Sometimes the rite was omitted on religious grounds, as we learn from Livy,
3.22: “Census actus eo anno, lustrum
propter Capitolium captum, consulem occisum, condi religiosum
fuit” (cf. Livy,
24.43), and probably
from other causes likewise; for the Fasti Capitolini, in which are entered
the censors, and the letters L F attached to the names of those who
completed this rite, show that, although the customary interval was five
years, not unfrequently six and seven years elapse, or sometimes only
[p. 2.104]four between each celebration. According to Livy
(
10.47), in the period between the first
appointment of censors (443 or 435 B.C.) and 294 B.C., there had only been twenty-six pairs of censors, and only
twenty-one
lustra.
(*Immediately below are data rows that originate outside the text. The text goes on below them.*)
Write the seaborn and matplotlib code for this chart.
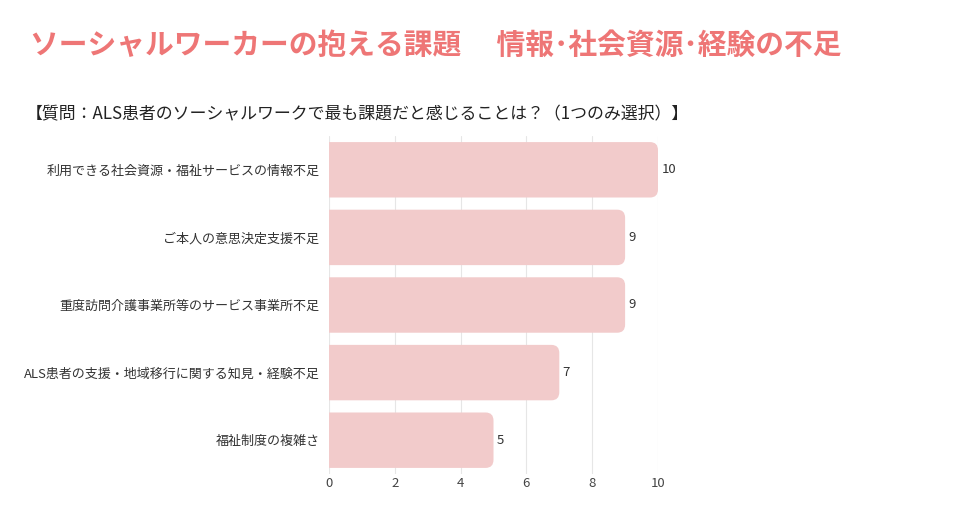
import matplotlib
matplotlib.use("Agg")
import numpy as np
import pandas as pd
import matplotlib.pyplot as plt
from matplotlib.patches import FancyBboxPatch
import seaborn as sns

# データ
categories = [
    "利用できる社会資源・福祉サービスの情報不足",
    "ご本人の意思決定支援不足",
    "重度訪問介護事業所等のサービス事業所不足",
    "ALS患者の支援・地域移行に関する知見・経験不足",
    "福祉制度の複雑さ",
]
counts = [10, 9, 9, 7, 5]
x_ticks = [0, 2, 4, 6, 8, 10]

title = "ソーシャルワーカーの抱える課題　 情報･社会資源･経験の不足"
subtitle = "【質問：ALS患者のソーシャルワークで最も課題だと感じることは？（1つのみ選択）】"

df = pd.DataFrame({"category": categories, "count": counts})

sns.set_theme(style="white")
plt.rcParams["font.family"] = ["Noto Sans CJK JP", "DejaVu Sans"]

fig = plt.figure(figsize=(9.6, 5.05), dpi=100)
ax = fig.add_axes([329 / 960, 1 - 474 / 505, 329 / 960, 338 / 505])

bar_color = "#F2CBCB"
sns.barplot(data=df, x="count", y="category", color=bar_color, width=0.82,
            saturation=1, ax=ax, zorder=2)

# 角丸に置き換え
r = 0.24
for p in list(ax.patches):
    x0, y0 = p.get_x(), p.get_y()
    w, h = p.get_width(), p.get_height()
    p.remove()
    fb = FancyBboxPatch((x0 - r, y0), w + r, h,
                        boxstyle=f"round,pad=0,rounding_size={r}",
                        mutation_aspect=0.5, facecolor=bar_color,
                        edgecolor="none", zorder=2)
    ax.add_patch(fb)

for i, v in enumerate(counts):
    ax.text(v + 0.1, i, str(v), va="center", ha="left", fontsize=9.5,
            color="#333333", clip_on=False)

ax.set_xlim(0, 10)
ax.set_xticks(x_ticks)
ax.set_xlabel("")
ax.set_ylabel("")
ax.grid(axis="x", color="#e6e6e6", linewidth=0.8, zorder=0)
ax.grid(axis="y", visible=False)
ax.set_axisbelow(True)
for s in ax.spines.values():
    s.set_visible(False)
ax.tick_params(axis="y", length=0, pad=7, labelsize=9.4, labelcolor="#333333")
ax.tick_params(axis="x", length=0, pad=2, labelsize=9.5, labelcolor="#444444")

fig.text(30 / 960, 1 - 45 / 505, title, fontsize=20.7, fontweight="bold",
         color="#EE7676", va="center", ha="left")
fig.text(26 / 960, 1 - 114 / 505, subtitle, fontsize=12.2, color="#222222",
         va="center", ha="left")

fig.savefig("out.png", dpi=100)
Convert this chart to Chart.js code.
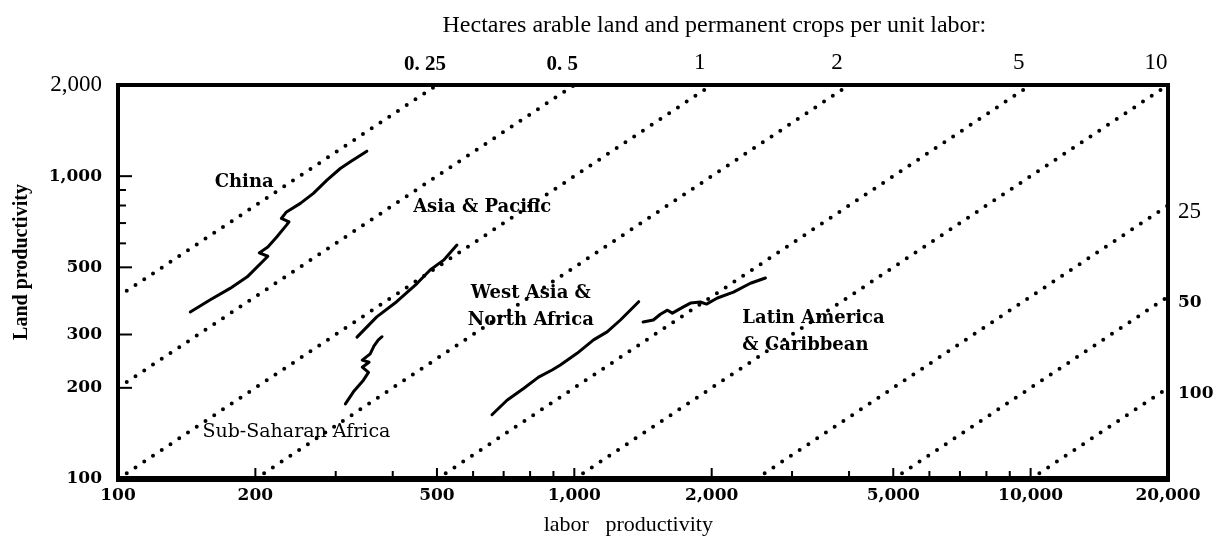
<!DOCTYPE html>
<html>
<head>
<meta charset="utf-8">
<title>Land and labor productivity</title>
<script src="https://cdn.jsdelivr.net/npm/chart.js@4.4.1/dist/chart.umd.min.js"></script>
<style>
  html, body { margin: 0; padding: 0; background: #fff; }
  #wrap { position: relative; width: 1222px; height: 536px; }
</style>
</head>
<body>
<div id="wrap"><canvas id="chart"></canvas></div>
<script>
/* ============================================================
   Land vs labor productivity, log-log, with land/labor iso-lines
   ============================================================ */

// ── DATA ──────────────────────────────────────────────────
// x = labor productivity, y = land productivity
const chinaLabor = [144, 159, 176, 192, 213, 204, 213, 223, 234, 237, 228, 234, 251, 268, 287, 307, 323, 351];
const chinaLand  = [356, 390, 426, 465, 544, 558, 584, 631, 689, 707, 725, 762, 813, 877, 970, 1060, 1115, 1209];

const asiaLabor = [334, 369, 408, 452, 483, 517, 553];
const asiaLand  = [294, 343, 385, 442, 490, 528, 592];

const ssaLabor = [315, 328, 345, 354, 343, 355, 343, 357, 364, 372, 379];
const ssaLand  = [177, 194, 212, 225, 234, 243, 247, 259, 275, 288, 295];

const wanaLabor = [660, 712, 774, 835, 894, 932, 1014, 1102, 1180, 1262, 1384];
const wanaLand  = [163, 182, 199, 217, 229, 238, 260, 288, 306, 335, 385];

const latamLabor = [1415, 1490, 1544, 1600, 1640, 1734, 1797, 1889, 1948, 2059, 2232, 2432, 2623];
const latamLand  = [330, 335, 350, 361, 353, 370, 381, 384, 378, 396, 414, 443, 461];

// hectares arable land + permanent crops per unit labor (dotted lines y = x / h)
const landPerWorker = [0.25, 0.5, 1, 2, 5, 10, 25, 50, 100];
const topRatioLabels  = ['0. 25', '0. 5', '1', '2', '5', '10'];
const sideRatioLabels = ['25', '50', '100'];

// axis ticks
const laborTicks = [100, 200, 500, 1000, 2000, 5000, 10000, 20000];
const landTicks  = [100, 200, 300, 500, 1000, 2000];
const laborMinor = [300, 400, 600, 700, 800, 900, 3000, 4000, 6000, 7000, 8000, 9000];
const landMinor  = [600, 700, 800, 900];

// region labels: text lines, anchor (labor, land), alignment
const regionText  = [['China'], ['Asia & Pacific'], ['West Asia &', 'North Africa'], ['Latin America', '& Caribbean'], ['Sub-Saharan Africa']];
const regionLabor = [189, 628, 803, 2335, 246];
const regionLand  = [955, 790, 371, 306, 143];
const regionAlign = ['center', 'center', 'center', 'left', 'center'];
const regionBold  = [true, true, true, true, false];

const X_MIN = 100, X_MAX = 20000, Y_MIN = 100, Y_MAX = 2000;

// ── STYLE ─────────────────────────────────────────────────
const TIMES = '"Liberation Serif", "Times New Roman", serif';
const BOLDSERIF = '"DejaVu Serif", serif';
const boldTick = { family: BOLDSERIF, size: 17, weight: 'bold' };
const plainTick = { family: TIMES, size: 23, weight: 'normal' };

const fmt = v => Number(v).toLocaleString('en-US');
const pts = (xs, ys) => xs.map((x, i) => ({ x, y: ys[i] }));

const curves = [
  [chinaLabor, chinaLand],
  [asiaLabor, asiaLand],
  [ssaLabor, ssaLand],
  [wanaLabor, wanaLand],
  [latamLabor, latamLand]
].map(([xs, ys]) => ({
  data: pts(xs, ys),
  showLine: true,
  borderColor: '#000',
  borderWidth: 3,
  borderJoinStyle: 'round',
  borderCapStyle: 'round',
  pointRadius: 0,
  tension: 0
}));

const isoLines = landPerWorker.map(h => ({
  data: [Math.max(X_MIN, Y_MIN * h), Math.min(X_MAX, Y_MAX * h)].map(x => ({ x, y: x / h })),
  showLine: true,
  borderColor: '#000',
  borderWidth: 4,
  borderDash: [0, 10.5],
  borderCapStyle: 'round',
  pointRadius: 0
}));

const topTickValues = landPerWorker.slice(0, topRatioLabels.length).map(h => h * Y_MAX);
const sideTickValues = landPerWorker.slice(topRatioLabels.length).map(h => X_MAX / h);

const setTicks = values => s => { s.ticks = values.map(v => ({ value: v })); };
const noGrid = { display: false, drawTicks: false };

// ── FRAME, INWARD TICKS, LABELS, TITLES ──────────────────
const framePlugin = {
  id: 'frame',
  afterDatasetsDraw(chart) {
    const { ctx, chartArea: a, scales } = chart;
    ctx.save();
    ctx.strokeStyle = '#000';
    ctx.fillStyle = '#000';

    // inward tick marks
    ctx.lineWidth = 2;
    const tickY = (v, len) => {
      const y = scales.y.getPixelForValue(v);
      ctx.beginPath(); ctx.moveTo(a.left, y); ctx.lineTo(a.left + len, y); ctx.stroke();
    };
    const tickX = (v, len) => {
      const x = scales.x.getPixelForValue(v);
      ctx.beginPath(); ctx.moveTo(x, a.bottom); ctx.lineTo(x, a.bottom - len); ctx.stroke();
    };
    landTicks.slice(1, -1).forEach(v => tickY(v, 14));
    landMinor.forEach(v => tickY(v, 8));
    laborTicks.slice(1, -1).forEach(v => tickX(v, 11));
    laborMinor.forEach(v => tickX(v, 8));

    // frame
    ctx.lineWidth = 4;
    ctx.strokeRect(a.left, a.top, a.right - a.left, a.bottom - a.top);
    ctx.lineWidth = 6;
    ctx.beginPath(); ctx.moveTo(a.left - 2, a.bottom); ctx.lineTo(a.right + 2, a.bottom); ctx.stroke();

    // region labels
    ctx.textBaseline = 'middle';
    regionText.forEach((lines, i) => {
      ctx.font = (regionBold[i] ? 'bold 18px ' : '19px ') + BOLDSERIF;
      ctx.textAlign = regionAlign[i];
      const x = scales.x.getPixelForValue(regionLabor[i]);
      const y0 = scales.y.getPixelForValue(regionLand[i]) - (lines.length - 1) * 13.5;
      lines.forEach((t, j) => ctx.fillText(t, x, y0 + j * 27));
    });

    // titles
    const w = a.right - a.left;
    ctx.textAlign = 'center';
    ctx.textBaseline = 'alphabetic';
    ctx.font = '24px ' + TIMES;
    ctx.fillText('Hectares arable land and permanent crops per unit labor:', a.left + 0.568 * w, a.top - 53);

    ctx.font = '22px ' + TIMES;
    ctx.textBaseline = 'middle';
    ctx.fillText('labor   productivity', a.left + 0.486 * w, a.bottom + 46);

    ctx.translate(a.left - 96, a.top + 177);
    ctx.rotate(-Math.PI / 2);
    ctx.font = 'bold 20px ' + TIMES;
    ctx.fillText('Land productivity', 0, 0);

    ctx.restore();
  }
};

// ── CHART ─────────────────────────────────────────────────
new Chart(document.getElementById('chart'), {
  type: 'scatter',
  data: { datasets: [...curves, ...isoLines] },
  options: {
    responsive: true,
    maintainAspectRatio: false,
    animation: false,
    events: [],
    layout: { padding: 0 },
    plugins: {
      legend: { display: false },
      tooltip: { enabled: false }
    },
    scales: {
      x: {
        type: 'logarithmic', position: 'bottom', min: X_MIN, max: X_MAX,
        afterFit: s => { s.height = 57; },
        afterBuildTicks: setTicks(laborTicks),
        grid: noGrid, border: { display: false },
        ticks: { autoSkip: false, maxRotation: 0, padding: 6, color: '#000', font: boldTick, callback: v => fmt(v) }
      },
      x2: {
        type: 'logarithmic', position: 'top', min: X_MIN, max: X_MAX,
        afterFit: s => { s.height = 85; },
        afterBuildTicks: setTicks(topTickValues),
        grid: noGrid, border: { display: false },
        ticks: {
          autoSkip: false, maxRotation: 0, padding: 8, labelOffset: -12, color: '#000',
          font: c => (c.index < 2 ? { family: TIMES, size: 21, weight: 'bold' } : plainTick),
          callback: (v, i) => topRatioLabels[i]
        }
      },
      y: {
        type: 'logarithmic', position: 'left', min: Y_MIN, max: Y_MAX,
        afterFit: s => { s.width = 118; },
        afterBuildTicks: setTicks(landTicks),
        grid: noGrid, border: { display: false },
        ticks: {
          autoSkip: false, padding: 16, color: '#000',
          font: c => (c.tick && c.tick.value === Y_MAX ? plainTick : boldTick),
          callback: v => fmt(v)
        }
      },
      y2: {
        type: 'logarithmic', position: 'right', min: Y_MIN, max: Y_MAX,
        afterFit: s => { s.width = 54; },
        afterBuildTicks: setTicks(sideTickValues),
        grid: noGrid, border: { display: false },
        ticks: {
          autoSkip: false, padding: 10, labelOffset: 6, color: '#000',
          font: c => (c.index === 0 ? plainTick : boldTick),
          callback: (v, i) => sideRatioLabels[i]
        }
      }
    }
  },
  plugins: [framePlugin]
});
</script>
</body>
</html>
In later times the ceremony
was probably simplified. Cicero (
de Or. 2.66, 268) says,
“lustrum condidit et taurum immolavit.” The last
celebration of
a lustrum took place under
Vespasian, 74 A.D.
From the interval between the
lustra being
usually five years, the term
lustrum came
gradually to be used as a general expression for a period of five years.
But, according to the Roman method of computation, the phrase
quinto quoque anno might mean every four years. Thus
Cicero (
de Or. 3.32, 127) calls the Olympic festival
“maxima illa quinquennalis celebritas ludorum.” Thus
likewise the Roman priests interpreted the
quarto quoque
anno of the Julian Calendar as meaning every
three years (Macrob. 1.14, 1). Hence from the
earliest times there would be a vagueness in the use of the term. In the
writers of the Augustan age, who commonly use
lustrum in its general sense, we find its use fluctuating. Ovid,
for instance, uses it for a period of five years (
Amor. 3.6,
27: “nondum Troia fuit lustris obsessa duobus” ). In
Fasti, 3.119, he uses it in the same sense when
describing the year of Romulus ( “mensibus egerunt lustra minora
decem” ), but in the same poem (1. 165) where he is explaining the
Julian year and the intercalation of the
dies
bissextus ( “hic anni modus est: in lustrum accedere debet
quae consummatur partibus una dies” ),
lustrum must mean a period of four years. Again, from
Trist. 4.10, 96, and
Epp. ex Pont.
4.6, 5, we find that he identifies the Roman
lustrum with the Greek Olympiad ( “in Scythia nobis
quinquennis Olympias acta est: jam tempus lustri transit in
alterius” ), just as Polybius (
6.13) uses
πενταετηπὶς to translate the Latin
lustrum. The later writers seem to use it
only as a period of four years. Pliny (
Plin. Nat.
2.47) twice uses it of the four-year Julian cycle. We also find
on inscriptions the intervals of four years between the Capitoline games
instituted by Domitian described as
lustra; and
Censorinus (18), when defining the
lustrum or
annus magnus, seems unaware that it ever
differed from the Olympiad, or denoted any other period than four years.